Dans cette première phase lancée en septembre 2025, Nexans va poser le tronçon ouest, entre le sud de la Sardaigne et Fiumetorto, sur la côte sicilienne. Un parcours sous-marin de plusieurs centaines de kilomètres, dont une partie plongera à plus de 2 150 mètres, battant au passage le record mondial de profondeur pour un câble HVDC (pour High Voltage Direct Current : câble électrique conçu pour transporter de l’électricité en courant continu haute tension).
Le câble qui reliera la lumière des uns aux besoins des autres
L’objectif est simple : faire circuler l’électricité entre les îles. Quand la Sardaigne produit trop de solaire ou d’éolien, elle envoie le surplus en Sicile. Quand la demande explose en Sicile, le continent peut prendre le relais. Tout cela, sans perte majeure, grâce au courant continu haute tension (HVDC), le nec plus ultra du transport électrique longue distance.

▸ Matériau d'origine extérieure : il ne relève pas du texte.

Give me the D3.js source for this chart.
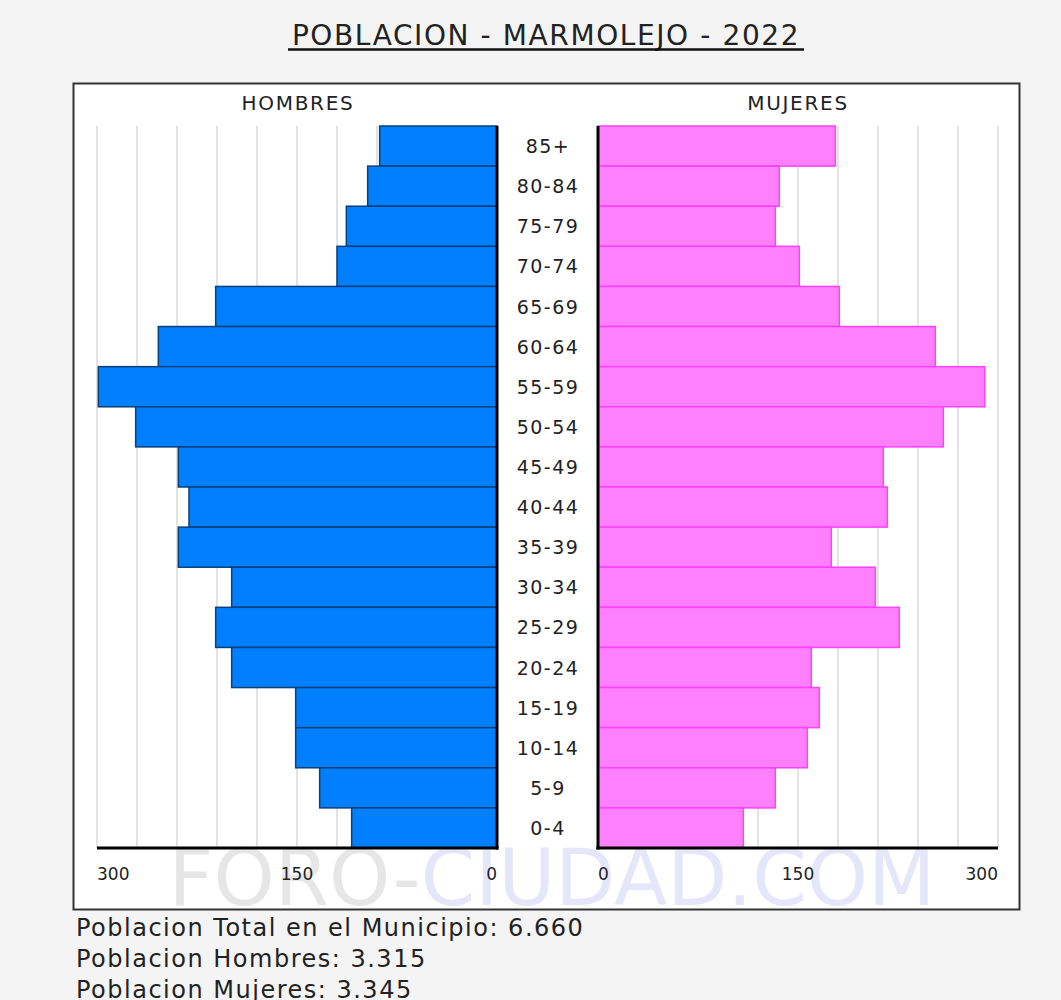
<!DOCTYPE html>
<html><head><meta charset="utf-8">
<script src="https://cdn.jsdelivr.net/npm/d3@7"></script>
<style>
html,body{margin:0;padding:0;background:#f4f4f4;}
svg{display:block;}
text{font-family:"DejaVu Sans",Verdana,sans-serif;fill:#222;}
</style></head>
<body>
<svg id="chart" width="1061" height="1000"></svg>
<script>
const ageGroups = ["85+","80-84","75-79","70-74","65-69","60-64","55-59","50-54","45-49","40-44","35-39","30-34","25-29","20-24","15-19","10-14","5-9","0-4"];
const hombres = [88,97,113,120,211,254,299,271,239,231,239,199,211,199,151,151,133,109];
const mujeres = [178,136,133,151,181,253,290,259,214,217,175,208,226,160,166,157,133,109];
const tickValues = [0,150,300];
const gridValues = [0,30,60,90,120,150,180,210,240,270,300];
const title = "POBLACION - MARMOLEJO - 2022";
const summary = ["Poblacion Total en el Municipio: 6.660","Poblacion Hombres: 3.315","Poblacion Mujeres: 3.345"];

const svg = d3.select("#chart");
const yTop = 126, yBottom = 848;
const xL = d3.scaleLinear().domain([0,300]).range([497,97]);
const xR = d3.scaleLinear().domain([0,300]).range([598,998]);
const y = d3.scaleBand().domain(ageGroups).range([yTop,yBottom]).padding(0);

// title
svg.append("text").attr("x",546).attr("y",45).attr("text-anchor","middle")
  .attr("font-size",28).attr("letter-spacing",1.6).text(title);
svg.append("line").attr("x1",288).attr("x2",804).attr("y1",49.5).attr("y2",49.5)
  .attr("stroke","#111").attr("stroke-width",2.5);

// box
svg.append("rect").attr("x",73.5).attr("y",83.5).attr("width",946).attr("height",826)
  .attr("fill","#fff").attr("stroke","#333").attr("stroke-width",2);

// watermark
const wm = svg.append("text").attr("x",552).attr("y",905).attr("text-anchor","middle")
  .attr("font-size",78);
wm.append("tspan").style("fill","#e6e6e6").text("FORO-");
wm.append("tspan").style("fill","#e6e6fb").text("CIUDAD.COM");

// gridlines
svg.append("g").selectAll("line").data(gridValues.filter(d=>d>0)).join("line")
  .attr("x1",d=>xL(d)).attr("x2",d=>xL(d)).attr("y1",yTop).attr("y2",yBottom)
  .attr("stroke","#e3e3e3").attr("stroke-width",2);
svg.append("g").selectAll("line").data(gridValues.filter(d=>d>0)).join("line")
  .attr("x1",d=>xR(d)).attr("x2",d=>xR(d)).attr("y1",yTop).attr("y2",yBottom)
  .attr("stroke","#e3e3e3").attr("stroke-width",2);

// bars
svg.append("g").selectAll("rect").data(ageGroups).join("rect")
  .attr("x",(d,i)=>xL(hombres[i])).attr("y",d=>y(d))
  .attr("width",(d,i)=>xL(0)-xL(hombres[i])).attr("height",y.bandwidth())
  .attr("fill","#0080ff").attr("stroke","#0b3f7a").attr("stroke-width",1.5);
svg.append("g").selectAll("rect").data(ageGroups).join("rect")
  .attr("x",xR(0)).attr("y",d=>y(d))
  .attr("width",(d,i)=>xR(mujeres[i])-xR(0)).attr("height",y.bandwidth())
  .attr("fill","#ff80ff").attr("stroke","#ff40ff").attr("stroke-width",1.5);

// axes lines
svg.append("line").attr("x1",xL(0)).attr("x2",xL(0)).attr("y1",yTop).attr("y2",yBottom+1.5).attr("stroke","#000").attr("stroke-width",3);
svg.append("line").attr("x1",xR(0)).attr("x2",xR(0)).attr("y1",yTop).attr("y2",yBottom+1.5).attr("stroke","#000").attr("stroke-width",3);
svg.append("line").attr("x1",xL(300)).attr("x2",xL(0)+1.5).attr("y1",yBottom).attr("y2",yBottom).attr("stroke","#000").attr("stroke-width",3);
svg.append("line").attr("x1",xR(0)-1.5).attr("x2",xR(300)).attr("y1",yBottom).attr("y2",yBottom).attr("stroke","#000").attr("stroke-width",3);

// tick labels
const anchorL = d => d===300?"start":(d===0?"end":"middle");
const anchorR = d => d===0?"start":(d===300?"end":"middle");
svg.append("g").selectAll("text").data(tickValues).join("text")
  .attr("x",d=>xL(d)).attr("y",880).attr("text-anchor",anchorL).attr("font-size",17).text(d=>d);
svg.append("g").selectAll("text").data(tickValues).join("text")
  .attr("x",d=>xR(d)).attr("y",880).attr("text-anchor",anchorR).attr("font-size",17).text(d=>d);

// side labels
svg.append("text").attr("x",298).attr("y",110).attr("text-anchor","middle").attr("font-size",20).attr("letter-spacing",1.7).text("HOMBRES");
svg.append("text").attr("x",798).attr("y",110).attr("text-anchor","middle").attr("font-size",20).attr("letter-spacing",1.7).text("MUJERES");

// age labels
svg.append("g").selectAll("text").data(ageGroups).join("text")
  .attr("x",548).attr("y",d=>y(d)+y.bandwidth()/2+7).attr("text-anchor","middle")
  .attr("font-size",19).attr("letter-spacing",1.5).text(d=>d);

// summary
svg.append("g").selectAll("text").data(summary).join("text")
  .attr("x",76).attr("y",(d,i)=>936+i*31).attr("font-size",24).attr("letter-spacing",1.5).text(d=>d);
</script>
</body></html>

Ce câble est capable de transporter plusieurs centaines de mégawatts sur des centaines de kilomètres, sous la mer, sans bruit ni nuisance, sans émission. Il devient une colonne vertébrale souterraine, indispensable pour passer d’un réseau régional cloisonné à un réseau national fluide, intelligent, et surtout, résilient.
Sous l’eau, une pose au millimètre
Ce n’est pas parce qu’on ne voit rien que c’est facile. Bien au contraire. À 2 000 mètres de profondeur, la pression dépasse 200 fois celle de l’atmosphère, les courants sont instables, et la moindre erreur peut compromettre des mois de travail.
Pour affronter cet environnement, Nexans mobilise les meilleurs navires câbliers de la planète, comme le Nexans Aurora. Un monstre de technologie, long de 149 mètres, capable d’embarquer plus de 10 000 tonnes de câbles, et équipé de robots sous-marins, drones d’enfouissement, systèmes de positionnement dynamique… Tout est surveillé, mesuré, ajusté. Chaque mètre de câble est déroulé au rythme de la mer, sans jamais forcer.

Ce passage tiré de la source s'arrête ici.